__EXERCISE DETAILS__
Print, exactly as they stand, the lines from the start of the listing to the line containing "(251,127) rectangle (811,692);", inclusive.

__INFORMATION PROVIDED__
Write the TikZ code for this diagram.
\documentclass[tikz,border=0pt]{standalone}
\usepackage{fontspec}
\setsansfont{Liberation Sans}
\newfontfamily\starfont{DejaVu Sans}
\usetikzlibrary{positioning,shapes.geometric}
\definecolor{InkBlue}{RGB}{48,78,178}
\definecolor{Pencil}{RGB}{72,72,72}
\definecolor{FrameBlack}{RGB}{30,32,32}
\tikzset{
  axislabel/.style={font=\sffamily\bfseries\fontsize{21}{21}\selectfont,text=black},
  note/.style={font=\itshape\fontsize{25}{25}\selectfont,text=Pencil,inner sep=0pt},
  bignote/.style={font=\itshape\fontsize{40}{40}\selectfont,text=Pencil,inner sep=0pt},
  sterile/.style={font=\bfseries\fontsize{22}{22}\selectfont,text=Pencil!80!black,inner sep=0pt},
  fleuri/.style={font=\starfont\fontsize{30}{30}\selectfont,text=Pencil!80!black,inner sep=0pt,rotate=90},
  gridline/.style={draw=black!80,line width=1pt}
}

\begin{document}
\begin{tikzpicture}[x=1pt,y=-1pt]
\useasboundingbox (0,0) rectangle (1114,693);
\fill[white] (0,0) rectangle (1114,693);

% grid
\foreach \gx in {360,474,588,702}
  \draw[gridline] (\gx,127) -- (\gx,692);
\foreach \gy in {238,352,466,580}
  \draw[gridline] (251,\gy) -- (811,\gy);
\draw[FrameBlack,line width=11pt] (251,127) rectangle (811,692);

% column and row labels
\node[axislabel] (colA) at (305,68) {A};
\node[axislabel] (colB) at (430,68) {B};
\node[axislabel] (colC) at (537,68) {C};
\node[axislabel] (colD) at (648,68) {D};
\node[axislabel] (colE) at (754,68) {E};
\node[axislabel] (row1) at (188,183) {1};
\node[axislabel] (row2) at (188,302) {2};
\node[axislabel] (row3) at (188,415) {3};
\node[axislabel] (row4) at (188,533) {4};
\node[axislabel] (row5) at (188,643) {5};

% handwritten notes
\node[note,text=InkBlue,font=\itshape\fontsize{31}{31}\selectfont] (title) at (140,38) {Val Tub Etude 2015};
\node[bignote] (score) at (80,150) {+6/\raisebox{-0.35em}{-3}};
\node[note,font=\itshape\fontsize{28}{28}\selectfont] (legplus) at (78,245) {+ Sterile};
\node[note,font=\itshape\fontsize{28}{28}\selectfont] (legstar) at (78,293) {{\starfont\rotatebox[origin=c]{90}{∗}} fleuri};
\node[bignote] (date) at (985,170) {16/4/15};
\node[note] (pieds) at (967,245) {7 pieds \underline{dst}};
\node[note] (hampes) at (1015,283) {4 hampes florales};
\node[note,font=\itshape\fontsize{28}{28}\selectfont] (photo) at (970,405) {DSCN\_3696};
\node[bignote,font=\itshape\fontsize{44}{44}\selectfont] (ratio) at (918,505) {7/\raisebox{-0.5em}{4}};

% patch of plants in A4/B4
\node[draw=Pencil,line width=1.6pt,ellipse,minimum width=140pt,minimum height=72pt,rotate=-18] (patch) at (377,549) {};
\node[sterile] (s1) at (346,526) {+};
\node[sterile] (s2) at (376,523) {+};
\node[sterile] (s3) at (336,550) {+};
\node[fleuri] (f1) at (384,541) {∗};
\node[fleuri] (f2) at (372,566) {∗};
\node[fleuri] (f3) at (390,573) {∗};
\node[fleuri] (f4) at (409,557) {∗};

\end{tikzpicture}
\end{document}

__WORKED ANSWER__
Write the TikZ code for this diagram.
\documentclass[tikz,border=0pt]{standalone}
\usepackage{fontspec}
\setsansfont{Liberation Sans}
\newfontfamily\starfont{DejaVu Sans}
\usetikzlibrary{positioning,shapes.geometric}
\definecolor{InkBlue}{RGB}{48,78,178}
\definecolor{Pencil}{RGB}{72,72,72}
\definecolor{FrameBlack}{RGB}{30,32,32}
\tikzset{
  axislabel/.style={font=\sffamily\bfseries\fontsize{21}{21}\selectfont,text=black},
  note/.style={font=\itshape\fontsize{25}{25}\selectfont,text=Pencil,inner sep=0pt},
  bignote/.style={font=\itshape\fontsize{40}{40}\selectfont,text=Pencil,inner sep=0pt},
  sterile/.style={font=\bfseries\fontsize{22}{22}\selectfont,text=Pencil!80!black,inner sep=0pt},
  fleuri/.style={font=\starfont\fontsize{30}{30}\selectfont,text=Pencil!80!black,inner sep=0pt,rotate=90},
  gridline/.style={draw=black!80,line width=1pt}
}

\begin{document}
\begin{tikzpicture}[x=1pt,y=-1pt]
\useasboundingbox (0,0) rectangle (1114,693);
\fill[white] (0,0) rectangle (1114,693);

% grid
\foreach \gx in {360,474,588,702}
  \draw[gridline] (\gx,127) -- (\gx,692);
\foreach \gy in {238,352,466,580}
  \draw[gridline] (251,\gy) -- (811,\gy);
\draw[FrameBlack,line width=11pt] (251,127) rectangle (811,692);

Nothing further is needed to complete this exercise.